Si a alguien le ocurre, cosa improbable pero no imposible, que encuentra en su entorno inmediato un huevo de avestruz, mi recomendación es que se deshaga de él cuanto antes, bien espachurrándolo, bien confiándoselo a alguna asociación protectora de avestruces. De lo contrario y, como lo vaya dejando crecer engañado por su apariencia inofensiva, quedará expuesto a que le complique la vida un animal bastante enorme al que tendrá que dar alojamiento en su casa, su sacristía, su jardín o el gimnasio de su colegio.
Digo esto a propósito del tema terrible de los abusos porque me inclino a pensar que, más allá de su componente de desviación sexual, esconden el elemento siniestro de un poder ejercido con violencia sobre alguien más débil.
Pero así como ante las cuestiones de sexo lo eclesialmente correcto suele ser rasgarse las vestiduras y utilizar calificativos como "nefando", "infame" o "abyecto", no ocurre lo mismo con el tema del poder, que fácilmente se disfraza o disculpa, cuando no se justifica, promueve y sacraliza.

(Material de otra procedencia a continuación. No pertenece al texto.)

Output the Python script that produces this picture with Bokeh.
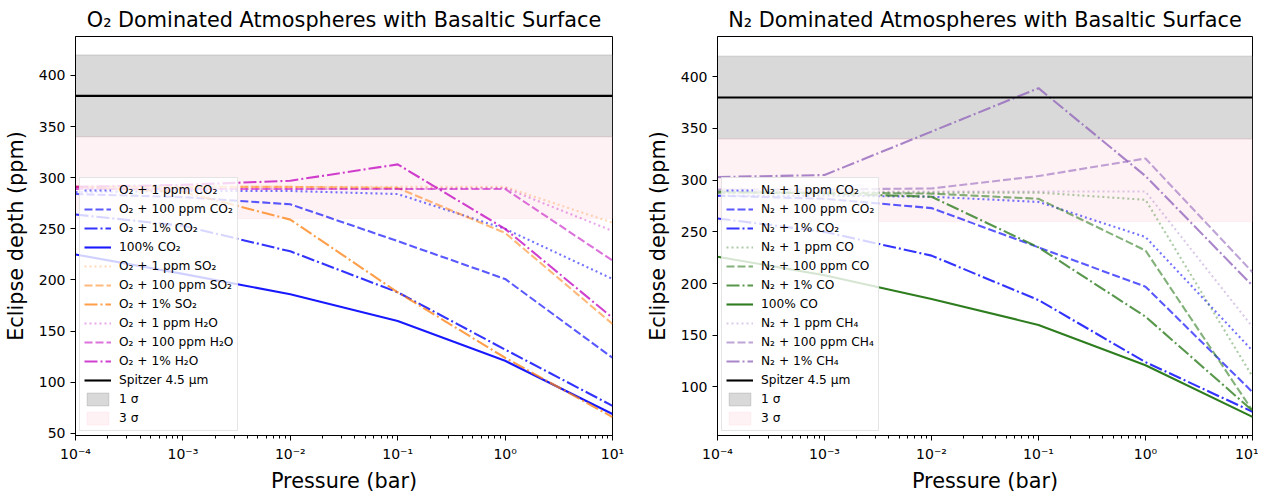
from bokeh.plotting import figure
from bokeh.layouts import row
from bokeh.models import (Range1d, Legend, LegendItem, LogTicker, SingleIntervalTicker,
                          CustomJSTickFormatter)
from bokeh.embed import file_html
from bokeh.resources import INLINE

# ---------------- data ----------------
pressure = [1e-4, 1e-3, 1e-2, 1e-1, 1, 10]

# O2 dominated atmospheres (ppm)
o2_co2_1ppm = [286, 287, 287, 284, 250, 201]
o2_co2_100ppm = [284, 281, 274, 238, 201, 124]
o2_co2_1pct = [264, 253, 228, 188, 132, 77]
o2_co2_100pct = [225, 206, 186, 160, 121, 69]
o2_so2_1ppm = [291, 291, 291, 291, 291, 256]
o2_so2_100ppm = [291, 291, 291, 290, 246, 157]
o2_so2_1pct = [291, 286, 259, 188, 124, 66]
o2_h2o_1ppm = [289, 289, 289, 289, 290, 248]
o2_h2o_100ppm = [289, 289, 289, 289, 289, 219]
o2_h2o_1pct = [291, 293, 297, 313, 250, 163]

# N2 dominated atmospheres (ppm)
n2_co2_1ppm = [285, 285, 284, 279, 245, 135]
n2_co2_100ppm = [285, 282, 273, 235, 197, 95]
n2_co2_1pct = [263, 250, 227, 184, 124, 76]
n2_co_1ppm = [288, 288, 288, 288, 281, 110]
n2_co_100ppm = [288, 288, 287, 282, 232, 77]
n2_co_1pct = [289, 287, 284, 235, 168, 77]
n2_co_100pct = [226, 208, 185, 160, 121, 71]
n2_ch4_1ppm = [289, 289, 289, 289, 289, 158]
n2_ch4_100ppm = [291, 291, 292, 304, 321, 211]
n2_ch4_1pct = [303, 305, 347, 389, 304, 198]

spitzer_depth = [380, 380]
sigma1_band = [340, 420]
sigma3_band = [260, 340]

x_limits = [1e-4, 10]
y_limits_o2 = [48, 438]
y_limits_n2 = [53, 439]
y_tick_step = 50

# ---------------- styles ----------------
FONT = "DejaVu Sans"
DOT, DASH, DASHDOT, SOLID = "2 3", "8 3", "13 3 2 3", "solid"
BLUE = "#0000ff"
ORANGE = "#ff7f0e"
MAGENTA = "#bf00bf"
GREEN = "#2e7d1f"
PURPLE = "#9467bd"

o2_series = [
    ("O₂ + 1 ppm CO₂", o2_co2_1ppm, BLUE, 0.55, DOT),
    ("O₂ + 100 ppm CO₂", o2_co2_100ppm, BLUE, 0.65, DASH),
    ("O₂ + 1% CO₂", o2_co2_1pct, BLUE, 0.8, DASHDOT),
    ("100% CO₂", o2_co2_100pct, BLUE, 0.9, SOLID),
    ("O₂ + 1 ppm SO₂", o2_so2_1ppm, ORANGE, 0.3, DOT),
    ("O₂ + 100 ppm SO₂", o2_so2_100ppm, ORANGE, 0.55, DASH),
    ("O₂ + 1% SO₂", o2_so2_1pct, ORANGE, 0.75, DASHDOT),
    ("O₂ + 1 ppm H₂O", o2_h2o_1ppm, MAGENTA, 0.35, DOT),
    ("O₂ + 100 ppm H₂O", o2_h2o_100ppm, MAGENTA, 0.55, DASH),
    ("O₂ + 1% H₂O", o2_h2o_1pct, MAGENTA, 0.75, DASHDOT),
]

n2_series = [
    ("N₂ + 1 ppm CO₂", n2_co2_1ppm, BLUE, 0.55, DOT),
    ("N₂ + 100 ppm CO₂", n2_co2_100ppm, BLUE, 0.65, DASH),
    ("N₂ + 1% CO₂", n2_co2_1pct, BLUE, 0.8, DASHDOT),
    ("N₂ + 1 ppm CO", n2_co_1ppm, GREEN, 0.4, DOT),
    ("N₂ + 100 ppm CO", n2_co_100ppm, GREEN, 0.6, DASH),
    ("N₂ + 1% CO", n2_co_1pct, GREEN, 0.8, DASHDOT),
    ("100% CO", n2_co_100pct, GREEN, 1.0, SOLID),
    ("N₂ + 1 ppm CH₄", n2_ch4_1ppm, PURPLE, 0.35, DOT),
    ("N₂ + 100 ppm CH₄", n2_ch4_100ppm, PURPLE, 0.6, DASH),
    ("N₂ + 1% CH₄", n2_ch4_1pct, PURPLE, 0.8, DASHDOT),
]

SUP_JS = """
const e = Math.round(Math.log10(tick));
const sup = {'-':'\u207b','0':'\u2070','1':'\u00b9','2':'\u00b2','3':'\u00b3','4':'\u2074',
             '5':'\u2075','6':'\u2076','7':'\u2077','8':'\u2078','9':'\u2079'};
return '10' + String(e).split('').map(c => sup[c]).join('');
"""


def make_panel(title, series, ylim, frame_w, b_left, b_right):
    p = figure(x_axis_type="log",
               x_range=Range1d(x_limits[0], x_limits[1]),
               y_range=Range1d(ylim[0], ylim[1]),
               frame_width=frame_w, frame_height=399,
               min_border_left=b_left, min_border_right=b_right,
               min_border_top=35, min_border_bottom=40,
               output_backend="svg", toolbar_location=None,
               title=title, background_fill_color="white",
               border_fill_color="white")
    p.title.text_font = FONT
    p.title.text_font_size = "20.8px"
    p.title.text_font_style = "normal"
    p.title.align = "center"
    p.title.text_color = "black"

    p.xgrid.visible = False
    p.ygrid.visible = False
    p.outline_line_color = "black"
    p.outline_line_width = 1
    p.outline_line_alpha = 1

    # bands
    r_s1 = p.quad(left=[x_limits[0]], right=[x_limits[1]],
                  bottom=[sigma1_band[0]], top=[sigma1_band[1]],
                  fill_color="gray", fill_alpha=0.3,
                  line_color="gray", line_alpha=0.3, line_width=1)
    r_s3 = p.quad(left=[x_limits[0]], right=[x_limits[1]],
                  bottom=[sigma3_band[0]], top=[sigma3_band[1]],
                  fill_color="pink", fill_alpha=0.2,
                  line_color="pink", line_alpha=0.2, line_width=1)

    items = []
    for label, vals, color, alpha, dash in series:
        r = p.line(pressure, vals, line_color=color, line_alpha=alpha,
                   line_dash=dash, line_width=2.1)
        items.append(LegendItem(label=label, renderers=[r]))

    r_sp = p.line(x_limits, spitzer_depth, line_color="black", line_width=2.1)
    items.append(LegendItem(label="Spitzer 4.5 μm", renderers=[r_sp]))
    items.append(LegendItem(label="1 σ", renderers=[r_s1]))
    items.append(LegendItem(label="3 σ", renderers=[r_s3]))

    legend = Legend(items=items, location="bottom_left")
    legend.label_text_font = FONT
    legend.label_text_font_size = "12.2px"
    legend.label_text_color = "black"
    legend.glyph_width = 27
    legend.glyph_height = 16
    legend.label_height = 16
    legend.label_standoff = 8
    legend.spacing = 3
    legend.padding = 4
    legend.margin = 4
    legend.border_line_color = "#cccccc"
    legend.border_line_width = 1
    legend.background_fill_color = "white"
    legend.background_fill_alpha = 0.8
    p.add_layout(legend)

    # axes
    xa = p.xaxis[0]
    xa.ticker = LogTicker(num_minor_ticks=10)
    xa.formatter = CustomJSTickFormatter(code=SUP_JS)
    xa.axis_label = "Pressure (bar)"
    ya = p.yaxis[0]
    ya.ticker = SingleIntervalTicker(interval=y_tick_step, num_minor_ticks=0)
    ya.axis_label = "Eclipse depth (ppm)"
    for ax in (xa, ya):
        ax.axis_label_text_font = FONT
        ax.axis_label_text_font_size = "20.8px"
        ax.axis_label_text_font_style = "normal"
        ax.axis_label_text_color = "black"
        ax.major_label_text_font = FONT
        ax.major_label_text_font_size = "14px"
        ax.major_label_text_color = "black"
        ax.axis_line_color = "black"
        ax.major_tick_line_color = "black"
        ax.minor_tick_line_color = "black"
        ax.major_tick_out = 5
        ax.major_tick_in = 0
        ax.minor_tick_out = 3
        ax.minor_tick_in = 0
        ax.major_label_standoff = 5
    ya.axis_label_standoff = 8
    xa.axis_label_standoff = 4
    return p


p1 = make_panel("O₂ Dominated Atmospheres with Basaltic Surface", o2_series,
                y_limits_o2, 537, 75, 30)
p2 = make_panel("N₂ Dominated Atmospheres with Basaltic Surface", n2_series,
                y_limits_n2, 535, 69, 6)

layout = row(p1, p2)
open("out.html", "w").write(file_html(layout, INLINE))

Que nadie invoque prebenda, nombramiento, grado, investidura, prerrogativa, o jurisdicción para ejercerlo con arrogancia sobre cualquier miembro de la comunidad cristiana, porque no podrá nunca apoyarse en un Evangelio que señala con claridad meridiana cuál es el lugar del que preside: con el manto arremangado, la jofaina en la mano y a los pies de sus hermanos.
Ay de nosotros si, en vez de vivirlo así, utilizamos cualquier poder del que dispongamos para someter o intimidar a quienes consideramos por debajo de nosotros: quizá estemos incubando secretamente el huevo de donde puede emerger más tarde un gigantesco e incontrolable avestruz.